As it was Friday, the weather yesterday was hot and humid, though a moderate cloud cover and a persistent breeze mitigated the heat. Despite a short cloudburst about 4 a.m., the site remained dry, and concertgoers were urged to wear hats and sunscreen and drink water regularly. By midday yesterday, more than 700 had been treated for heat exhaustion and dehydration.
Woodstock '99 has appealed to a broad range of rock 'n' roll interests. Friday evening, for instance, tens of thousands of fans packed the east stage area with eager to mosh to Korn's hip-hop-influenced heavy rock.
When the band finished, much of the audience left. Fans heading to see the next act -- alternative-rockers Bush -- must have felt like salmon swimming against the current. Yet, by the time Bush ripped into the raucous, raging "Machine Head," the east stage area was packed once again.
Although the two main stages drew the biggest crowds, there was also an audience for the festival's other attractions.
At midafternoon Friday, a substantial crowd gathered at the former hangar being used for "emerging artists," though some in the crowd might have been there more for the shade than for the music of Bijou Phillips.
Ten hours later, the hangar housed the first of three Woodstock raves (Moby was the featured act). Some in the packed, sweaty crowd undulated blissfully to the throbbing bass of the techno music.
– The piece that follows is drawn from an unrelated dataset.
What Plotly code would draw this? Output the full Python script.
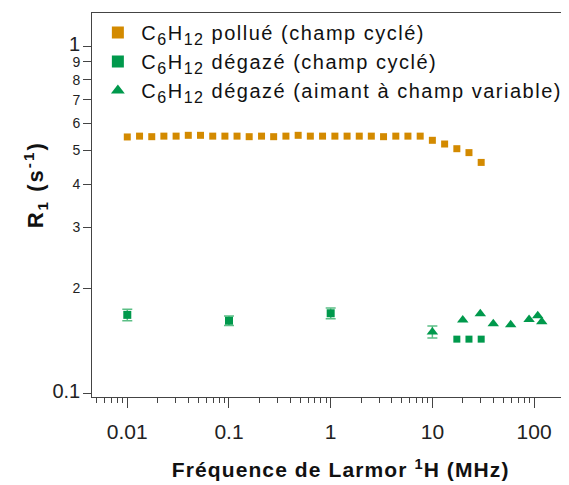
import plotly.graph_objects as go

# orange: C6H12 pollué (champ cyclé)
freq_pollue = [0.01, 0.0132, 0.0174, 0.0229, 0.0302, 0.0398, 0.0525, 0.0692, 0.0912, 0.120,
               0.158, 0.209, 0.275, 0.363, 0.479, 0.631, 0.832, 1.10, 1.45, 1.91,
               2.51, 3.31, 4.37, 5.75, 7.59, 10.0, 13.2, 17.4, 22.9, 30.2]
r1_pollue = [0.547, 0.550, 0.548, 0.550, 0.550, 0.553, 0.553, 0.550, 0.550, 0.550,
             0.548, 0.550, 0.548, 0.550, 0.553, 0.550, 0.550, 0.550, 0.550, 0.550,
             0.550, 0.548, 0.550, 0.550, 0.550, 0.535, 0.522, 0.506, 0.493, 0.462]

# green squares: C6H12 dégazé (champ cyclé)
freq_degaze = [0.01, 0.1, 1.0]
r1_degaze = [0.168, 0.1616, 0.1698]
err_degaze = [0.0065, 0.005, 0.006]
freq_degaze_hf = [17.4, 22.9, 30.2]
r1_degaze_hf = [0.143, 0.143, 0.143]

# green triangles: C6H12 dégazé (aimant à champ variable)
freq_aimant = [10.0, 19.9, 29.6, 39.7, 58.9, 89.3, 108.7, 119.0]
r1_aimant = [0.150, 0.1624, 0.1693, 0.1584, 0.1573, 0.163, 0.167, 0.1606]
err_aimant = [0.006]  # only the 10 MHz point has an error bar

x_ticks = [0.01, 0.1, 1, 10, 100]
x_labels = ["0.01", "0.1", "1", "10", "100"]
y_ticks = [0.1, 0.2, 0.3, 0.4, 0.5, 0.6, 0.7, 0.8, 0.9, 1.0]
y_labels = ["0.1", "2", "3", "4", "5", "6", "7", "8", "9", "1"]

ORANGE = "#D38A00"
GREEN = "#00994C"
FONT = "Liberation Sans, Arial, sans-serif"

big = '<span style="font-size:20px">%s</span>'
y_text = [big % t if t in ("0.1", "1") else t for t in y_labels]


def spaced(txt, px):
    # the reference text is set wider than plain Arial
    return '<span style="letter-spacing:%spx">%s</span>' % (px, txt)


sub = '<sub><span style="font-size:16px">%s</span></sub>'
c6h12 = "C" + sub % "6" + "H" + sub % "12"

fig = go.Figure()
fig.add_trace(go.Scatter(
    x=freq_pollue, y=r1_pollue, mode="markers",
    name=spaced(c6h12 + " pollué (champ cyclé)", 1.5),
    marker=dict(symbol="square", size=7, color=ORANGE)))
fig.add_trace(go.Scatter(
    x=freq_degaze, y=r1_degaze, mode="markers", legendgroup="deg",
    name=spaced(c6h12 + " dégazé (champ cyclé)", 1.5),
    marker=dict(symbol="square", size=8, color=GREEN),
    error_y=dict(type="data", array=err_degaze, color="#5CBF86", thickness=1.5, width=5)))
fig.add_trace(go.Scatter(
    x=freq_degaze_hf, y=r1_degaze_hf, mode="markers", legendgroup="deg", showlegend=False,
    marker=dict(symbol="square", size=7, color=GREEN)))
fig.add_trace(go.Scatter(
    x=freq_aimant[:1], y=r1_aimant[:1], mode="markers", legendgroup="aim", showlegend=False,
    marker=dict(symbol="triangle-up", size=10, color=GREEN),
    error_y=dict(type="data", array=err_aimant, color="#5CBF86", thickness=1.5, width=5)))
fig.add_trace(go.Scatter(
    x=freq_aimant[1:], y=r1_aimant[1:], mode="markers", legendgroup="aim",
    name=spaced(c6h12 + " dégazé (aimant à champ variable)", 1.5),
    marker=dict(symbol="triangle-up", size=10, color=GREEN)))

# page body adds an 8px margin, so the figure is 8px smaller than the window
fig.update_layout(
    width=561, height=477,
    margin=dict(l=84, r=3, t=5, b=88, autoexpand=False),
    paper_bgcolor="white", plot_bgcolor="white",
    font=dict(family=FONT, color="#111"),
    showlegend=True,
    legend=dict(x=0.005, y=1.0, xanchor="left", yanchor="top",
                font=dict(size=20, color="#111"), bgcolor="rgba(0,0,0,0)",
                itemsizing="constant", itemwidth=37, tracegroupgap=0),
    xaxis=dict(
        type="log", range=[-2.347, 2.314], automargin=False,
        tickvals=x_ticks, ticktext=x_labels,
        ticks="outside", ticklen=10, tickwidth=1, tickcolor="#444",
        ticklabelstandoff=6,
        tickfont=dict(size=21, color="#222"),
        minor=dict(ticks="outside", ticklen=5, tickwidth=1, tickcolor="#444", dtick="D1", showgrid=False),
        showline=True, linecolor="#444", linewidth=1, mirror=True,
        showgrid=False, zeroline=False,
        title=dict(text="&nbsp;&nbsp;&nbsp;&nbsp;<b>" + spaced("Fréquence de Larmor <sup>1</sup>H (MHz)", 1.1) + "</b>",
                   font=dict(size=21, color="#111"), standoff=20)),
    yaxis=dict(
        type="log", range=[-1.0114, 0.0952], automargin=False,
        tickvals=y_ticks, ticktext=y_text,
        ticks="outside", ticklen=8, tickwidth=1, tickcolor="#444",
        tickfont=dict(size=14, color="#222"),
        showline=True, linecolor="#444", linewidth=1, mirror=True,
        showgrid=False, zeroline=False,
        title=dict(text="<b>" + spaced("&nbsp;&nbsp;&nbsp;&nbsp;&nbsp;R<sub>1</sub> (s<sup>-1</sup>)", 2) + "</b>",
                   font=dict(size=22, color="#111"), standoff=2)),
)

fig.write_html("out.html")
Others seemed to be merely curious and milled about the fringes like shy kids at a middle-school mixer.
At the food stands nearby, throngs sat on the concrete outside the rave hangar, silently jamming Chipwiches, pizza and the like into their mouths. Others browsed at stands selling space cakes with chocolate chips, bead necklaces, Monica Lewinsky T-shirts with vile slogans and every Woodstock novelty imaginable.
Nearby, a group had formed a drum circle using toppled trash cans as instruments and empty plastic water bottles as sticks. It was like the cast of "Stomp" performing in a psychedelic junkyard.
To the right of the drummers stood the extreme-sports area. It wasn't extremely large, about half the size of a football field. In the ramp enclosure, BMX bikers, skateboarders and in-line skaters, in helmets and sunburns, rolled back and forth, down and up.
The independent-film tent, across from the sports enclosure, featured such movies as "Monkey Love," "Polyester" and "Trainspotting." The theater -- another favored spot for those looking for a cool, dark place to sleep -- looked like a sit-in, with hundreds seated cozily on the floor.
Some concertgoers have used creative vandalism to make the grounds more manageable.
Near Primo Carnevale's campsite, someone had cut a mini-door into the chain-link fence surrounding the grounds. No longer did Carnevale, 39, and his family from Windsor Locks, Conn., have to walk the perimeter of the grounds to get to their tent.
But other than managing the distances, Carnevale and his wife, Debra, 40, had no qualms about schlepping the youngsters along. And Andrew, 9, Kristina, 13, and Alison, 11, had only one complaint about being schlepped.
"There are a lot of naked people," Kristina said.